Were they actually creating variables by assignment? This is well known not to work, and for reasons having nothing to do with macros — ask a Python user about global. The Arc designers couldn't be repeating this old mistake. Could they?

You know you think about usability too much when...

Last night I dreamed I was hurriedly trying to type something into a cellphone. It had a clever keyboard layout, designed to minimize the number of presses for common letters at the expense of rare ones, so ETAONRISH were just one press each. Fortunately I never had to type Q.

So far, so good. There was just one little problem: it didn't match the keys. They were labeled with the standard layout, where the common letter S takes four presses. The phone worked around this problem by showing the captions on an onscreen keyboard, for the convenience of beginners like me.

Unfortunately the ones it showed belonged to a different clever layout - one that tried to reduce keystrokes by spreading them more uniformly across all twelve keys. (This doesn't make a lot of sense, but I was asleep, okay?) So I was reduced to guessing, while both keyboards helpfully misled me, and the efficient layout was for naught.

Remember those easy, carefree flying dreams? I don't have those anymore. Instead I dream about difficulties controlling my flight. This is what happens when you think about usability problems too much. You start to dream bad user interfaces.

Clojure

While I'm talking about new Lisps, I should mention Clojure, a new Lisp with close JVM integration and fancy concurrency support. I've been meaning to write something in it and post about the experience, but it may be a while before I get around to that. So here's the quick summary:

Clojure has the usual features of modern Lisps: lisp-1-ness, case-sensitivity (because it's hard to do case-insensitivity right), distinguishing () from nil from |nil|, pure symbols, shorter names, modules. It's quite clean, although Lispers should watch out for the renamings (familiar names like cons and do aren't what you expect). There is destructuring in binding constructs, and lambda is really case-lambda. Its Lispy core looks quite good (although as I said, I haven't used it much yet), and it closely resembles the orthodox modern Lisp.

Except for one thing: most data is immutable. Clojure aims at the most popular open problem in languages today: safe concurrency. Like Erlang, it tries to provide state only in forms that are easier to use safely in concurrent programs. Clojure has three: mutable special variables (since their bindings are per-thread), software transactional memory, and reactive message-passing. (See those pages for explanations and examples. There's also a wiki with more examples.) What it doesn't have is the ordinary mutation we take for granted in other Lisps. There's no setf, no mutable arrays or hashtables, no push.
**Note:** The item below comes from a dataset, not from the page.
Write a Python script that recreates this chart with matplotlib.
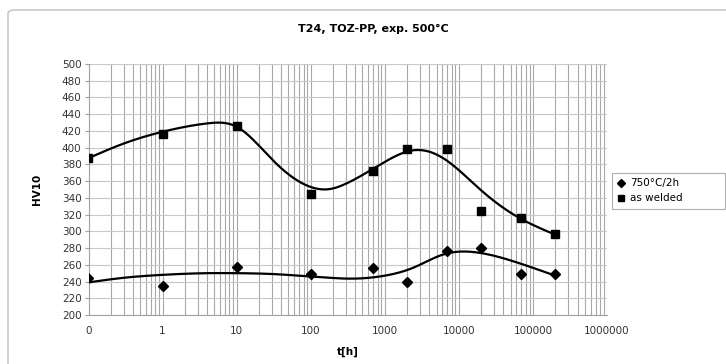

Fortunately there's a lot of careful support for immutable collections, including syntax for [vectors] and {maps}, and generic iteration (even on Java collections!). It includes some useful functions that are often forgotten, such as mapcat and range. Clojure may not have state, but it tries to do the alternatives well enough that you don't feel the lack.

The ultimate alternative to language limitations is an FFI. Clojure is implemented in Java and runs on the JVM, so its FFI takes the form of extensive Java integration: nil is Java null, some interfaces are supported (in both directions!), and it's very easy to call Java code. There are some downsides to staying so close to Java: there's no tail-call optimization, and since threads are Java threads, their number is limited (potentially annoying, in a concurrent language). The upside is that it inherits all sorts of functionality from Java - the VM, massive libraries, even mutable data if you need it. This goes a long way toward explaining the completeness and high quality of the implementation.

There's something I'm wondering about, though. How do you pronounce Clojure? Same as "closure"? Or with /ʤ/ as in "Java"?